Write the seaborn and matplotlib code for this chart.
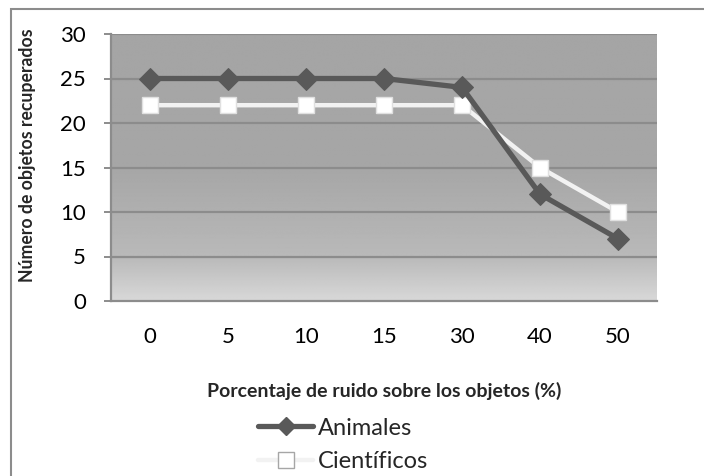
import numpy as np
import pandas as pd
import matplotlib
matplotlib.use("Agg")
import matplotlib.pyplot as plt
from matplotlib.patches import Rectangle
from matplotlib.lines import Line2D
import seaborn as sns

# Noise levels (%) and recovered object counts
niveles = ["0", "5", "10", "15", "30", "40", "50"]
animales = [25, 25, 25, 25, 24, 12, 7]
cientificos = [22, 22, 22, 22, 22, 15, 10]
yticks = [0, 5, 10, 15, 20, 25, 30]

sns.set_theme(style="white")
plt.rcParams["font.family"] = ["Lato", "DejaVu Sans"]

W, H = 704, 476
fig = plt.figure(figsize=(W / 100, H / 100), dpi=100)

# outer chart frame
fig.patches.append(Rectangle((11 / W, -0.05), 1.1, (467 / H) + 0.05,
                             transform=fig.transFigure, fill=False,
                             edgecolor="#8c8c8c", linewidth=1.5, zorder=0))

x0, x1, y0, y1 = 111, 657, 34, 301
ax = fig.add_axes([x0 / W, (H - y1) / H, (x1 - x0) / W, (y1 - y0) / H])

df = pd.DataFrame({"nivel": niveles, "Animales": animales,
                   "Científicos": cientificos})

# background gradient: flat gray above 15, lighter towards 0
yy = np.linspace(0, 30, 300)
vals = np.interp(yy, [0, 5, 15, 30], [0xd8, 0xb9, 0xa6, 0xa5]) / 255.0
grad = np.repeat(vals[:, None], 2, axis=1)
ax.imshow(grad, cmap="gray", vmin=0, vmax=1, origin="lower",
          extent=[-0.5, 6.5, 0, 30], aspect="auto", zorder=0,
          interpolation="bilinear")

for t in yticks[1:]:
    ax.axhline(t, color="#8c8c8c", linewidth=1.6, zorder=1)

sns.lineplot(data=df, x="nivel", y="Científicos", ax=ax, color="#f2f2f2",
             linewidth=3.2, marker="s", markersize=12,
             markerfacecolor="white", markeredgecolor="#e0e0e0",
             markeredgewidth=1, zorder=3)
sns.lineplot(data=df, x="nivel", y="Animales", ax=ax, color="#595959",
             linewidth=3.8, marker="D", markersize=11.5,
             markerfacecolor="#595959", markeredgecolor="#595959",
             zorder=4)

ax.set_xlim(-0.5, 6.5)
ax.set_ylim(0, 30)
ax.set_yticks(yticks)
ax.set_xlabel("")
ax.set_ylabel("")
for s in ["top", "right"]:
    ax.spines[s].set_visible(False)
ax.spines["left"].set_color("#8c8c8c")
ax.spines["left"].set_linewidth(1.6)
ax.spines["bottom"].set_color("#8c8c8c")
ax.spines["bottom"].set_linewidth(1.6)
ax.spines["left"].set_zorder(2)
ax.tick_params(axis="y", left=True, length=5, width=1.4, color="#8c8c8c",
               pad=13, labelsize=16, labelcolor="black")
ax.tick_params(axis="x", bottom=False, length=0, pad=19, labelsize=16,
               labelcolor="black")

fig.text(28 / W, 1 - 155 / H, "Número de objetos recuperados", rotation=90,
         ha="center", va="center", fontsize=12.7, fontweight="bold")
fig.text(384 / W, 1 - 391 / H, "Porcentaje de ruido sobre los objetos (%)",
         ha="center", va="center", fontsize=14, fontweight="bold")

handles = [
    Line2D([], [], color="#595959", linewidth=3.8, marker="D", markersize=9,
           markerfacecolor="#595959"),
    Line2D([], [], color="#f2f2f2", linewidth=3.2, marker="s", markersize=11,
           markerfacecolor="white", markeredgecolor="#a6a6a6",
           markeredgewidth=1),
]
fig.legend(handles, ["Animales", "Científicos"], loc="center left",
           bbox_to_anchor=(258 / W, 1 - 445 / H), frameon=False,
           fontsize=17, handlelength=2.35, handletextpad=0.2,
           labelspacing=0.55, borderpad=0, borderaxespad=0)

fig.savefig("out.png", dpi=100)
--
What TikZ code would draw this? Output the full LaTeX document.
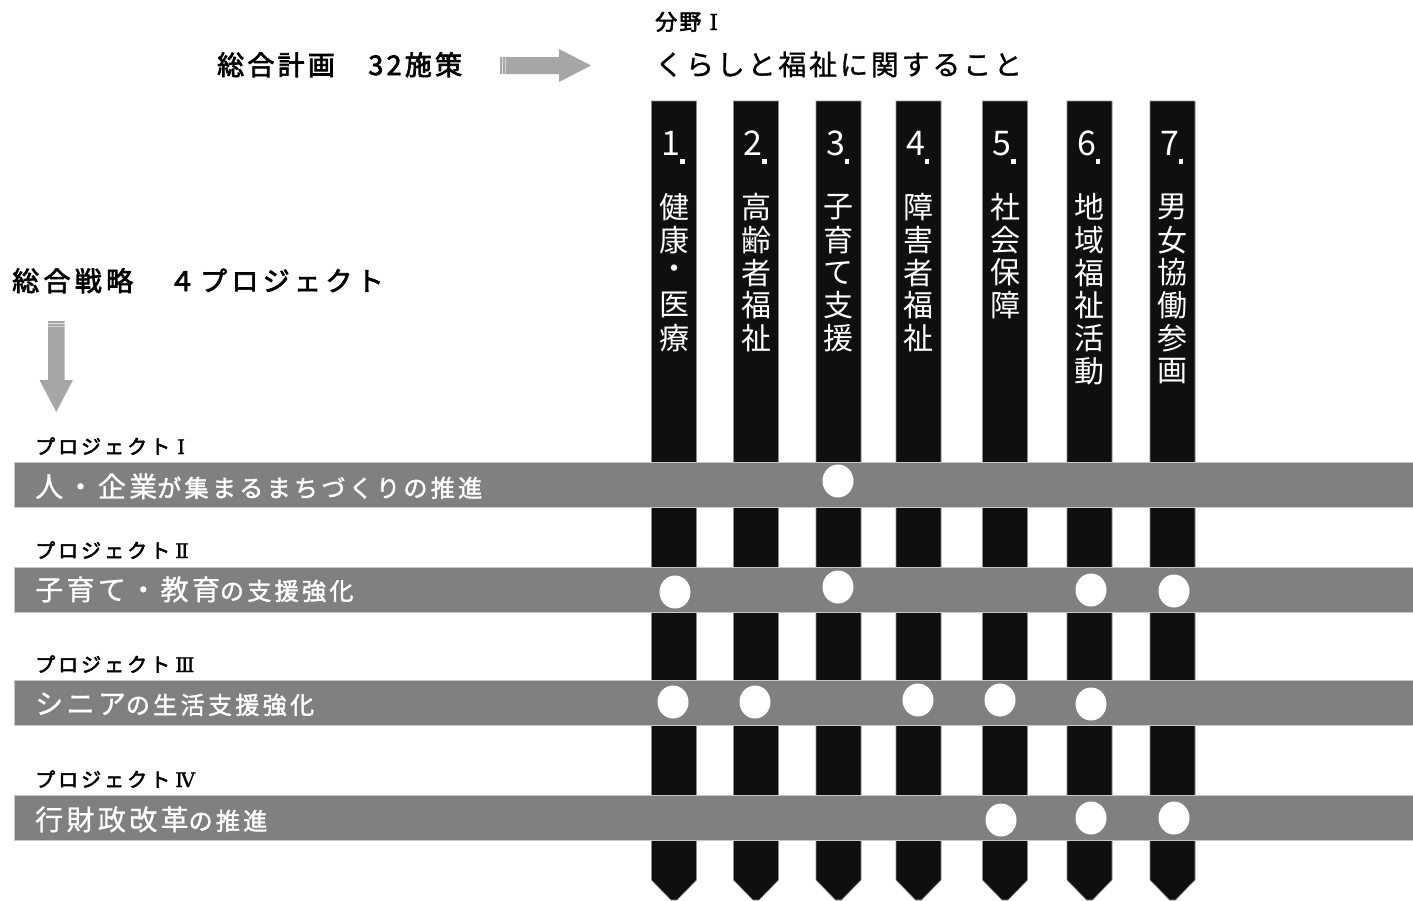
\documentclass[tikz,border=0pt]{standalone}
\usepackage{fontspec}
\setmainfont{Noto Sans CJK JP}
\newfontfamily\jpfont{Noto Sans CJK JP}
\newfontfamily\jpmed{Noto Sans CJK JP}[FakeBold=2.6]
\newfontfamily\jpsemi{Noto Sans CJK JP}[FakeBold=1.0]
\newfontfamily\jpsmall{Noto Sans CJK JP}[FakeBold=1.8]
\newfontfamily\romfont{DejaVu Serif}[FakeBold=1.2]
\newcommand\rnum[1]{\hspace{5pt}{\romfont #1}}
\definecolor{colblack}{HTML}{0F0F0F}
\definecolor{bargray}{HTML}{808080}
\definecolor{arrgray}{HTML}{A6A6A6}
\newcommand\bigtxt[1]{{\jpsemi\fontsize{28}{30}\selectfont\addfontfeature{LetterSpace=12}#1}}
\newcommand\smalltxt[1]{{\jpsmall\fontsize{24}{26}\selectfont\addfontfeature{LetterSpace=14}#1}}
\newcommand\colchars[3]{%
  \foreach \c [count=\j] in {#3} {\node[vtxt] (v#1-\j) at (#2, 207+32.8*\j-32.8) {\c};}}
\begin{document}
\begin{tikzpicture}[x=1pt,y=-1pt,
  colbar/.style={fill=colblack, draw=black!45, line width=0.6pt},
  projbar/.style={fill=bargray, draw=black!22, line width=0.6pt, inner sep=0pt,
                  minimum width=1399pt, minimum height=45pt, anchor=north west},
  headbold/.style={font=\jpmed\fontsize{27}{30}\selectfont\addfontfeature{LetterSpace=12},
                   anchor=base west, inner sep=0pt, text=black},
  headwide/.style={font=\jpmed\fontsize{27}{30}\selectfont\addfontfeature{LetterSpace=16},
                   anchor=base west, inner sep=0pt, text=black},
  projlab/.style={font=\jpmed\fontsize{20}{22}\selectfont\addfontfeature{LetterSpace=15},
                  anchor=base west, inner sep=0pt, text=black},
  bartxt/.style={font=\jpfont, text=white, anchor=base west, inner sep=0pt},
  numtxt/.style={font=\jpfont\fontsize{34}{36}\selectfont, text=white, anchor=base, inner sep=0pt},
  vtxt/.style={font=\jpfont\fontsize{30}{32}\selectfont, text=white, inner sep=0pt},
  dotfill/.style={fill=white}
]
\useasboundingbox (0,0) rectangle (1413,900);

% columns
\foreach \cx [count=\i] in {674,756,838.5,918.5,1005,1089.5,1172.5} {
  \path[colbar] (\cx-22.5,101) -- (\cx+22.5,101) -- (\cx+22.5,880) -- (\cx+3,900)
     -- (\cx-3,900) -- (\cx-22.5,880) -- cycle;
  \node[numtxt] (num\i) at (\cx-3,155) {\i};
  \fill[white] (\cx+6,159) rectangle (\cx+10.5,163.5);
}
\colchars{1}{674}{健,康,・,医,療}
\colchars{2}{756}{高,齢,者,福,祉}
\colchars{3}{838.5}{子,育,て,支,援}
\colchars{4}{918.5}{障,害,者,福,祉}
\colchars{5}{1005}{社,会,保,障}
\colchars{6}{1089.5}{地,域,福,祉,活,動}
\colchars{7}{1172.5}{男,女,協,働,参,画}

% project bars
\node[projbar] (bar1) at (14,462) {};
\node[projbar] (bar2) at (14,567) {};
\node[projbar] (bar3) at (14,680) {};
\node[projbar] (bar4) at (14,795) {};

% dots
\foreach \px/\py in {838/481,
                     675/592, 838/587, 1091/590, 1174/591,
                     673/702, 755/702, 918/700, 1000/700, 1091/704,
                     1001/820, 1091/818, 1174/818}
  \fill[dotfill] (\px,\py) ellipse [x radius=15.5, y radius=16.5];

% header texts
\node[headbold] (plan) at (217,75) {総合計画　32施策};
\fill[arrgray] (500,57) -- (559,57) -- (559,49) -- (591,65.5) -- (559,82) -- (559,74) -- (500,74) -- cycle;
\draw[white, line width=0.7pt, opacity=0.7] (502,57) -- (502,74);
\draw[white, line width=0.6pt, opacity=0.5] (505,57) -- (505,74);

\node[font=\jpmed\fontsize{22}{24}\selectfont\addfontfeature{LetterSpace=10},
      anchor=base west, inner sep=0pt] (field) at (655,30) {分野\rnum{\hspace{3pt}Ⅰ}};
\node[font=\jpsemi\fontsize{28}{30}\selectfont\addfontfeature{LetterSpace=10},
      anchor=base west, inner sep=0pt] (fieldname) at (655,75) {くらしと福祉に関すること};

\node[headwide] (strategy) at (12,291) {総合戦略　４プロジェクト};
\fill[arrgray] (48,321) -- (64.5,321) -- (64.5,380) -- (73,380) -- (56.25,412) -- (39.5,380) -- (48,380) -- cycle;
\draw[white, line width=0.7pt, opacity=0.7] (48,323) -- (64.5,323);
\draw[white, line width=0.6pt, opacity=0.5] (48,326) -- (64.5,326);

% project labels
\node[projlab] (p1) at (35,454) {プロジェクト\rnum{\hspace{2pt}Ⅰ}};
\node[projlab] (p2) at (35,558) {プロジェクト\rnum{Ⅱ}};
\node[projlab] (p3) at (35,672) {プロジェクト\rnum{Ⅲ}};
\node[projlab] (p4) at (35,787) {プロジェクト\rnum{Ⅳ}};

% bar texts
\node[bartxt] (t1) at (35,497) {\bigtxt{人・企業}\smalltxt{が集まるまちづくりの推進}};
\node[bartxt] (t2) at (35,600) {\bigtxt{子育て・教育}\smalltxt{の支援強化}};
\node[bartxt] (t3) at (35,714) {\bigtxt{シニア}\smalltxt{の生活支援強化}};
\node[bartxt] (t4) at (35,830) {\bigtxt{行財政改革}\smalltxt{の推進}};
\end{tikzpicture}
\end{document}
* * *
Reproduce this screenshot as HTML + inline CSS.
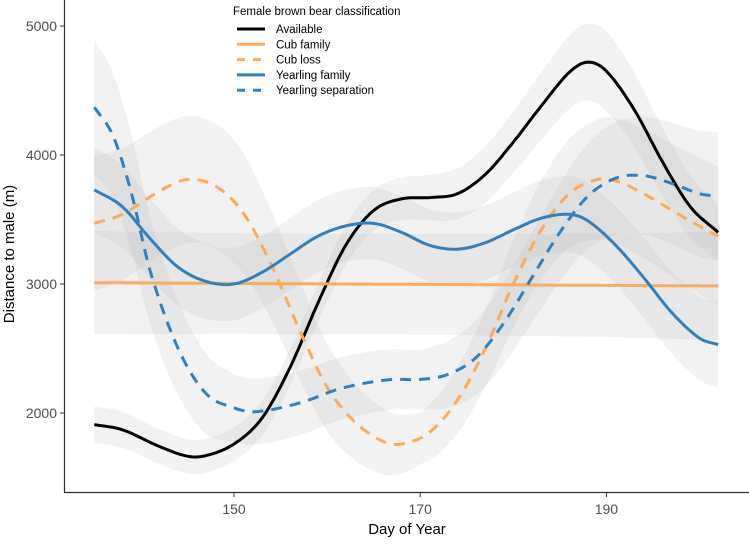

• _Required task_: Extract, without any images, the part of the material above that opens with the line containing "Write the seaborn" and closes with the line containing "yticks = [0, 5, 10, 15, 20, 25, 30]", both lines included.

• _Task output_:
Write the seaborn and matplotlib code for this chart.
import numpy as np
import pandas as pd
import matplotlib
matplotlib.use("Agg")
import matplotlib.pyplot as plt
from matplotlib.patches import Rectangle
from matplotlib.lines import Line2D
import seaborn as sns

# Noise levels (%) and recovered object counts
niveles = ["0", "5", "10", "15", "30", "40", "50"]
animales = [25, 25, 25, 25, 24, 12, 7]
cientificos = [22, 22, 22, 22, 22, 15, 10]
yticks = [0, 5, 10, 15, 20, 25, 30]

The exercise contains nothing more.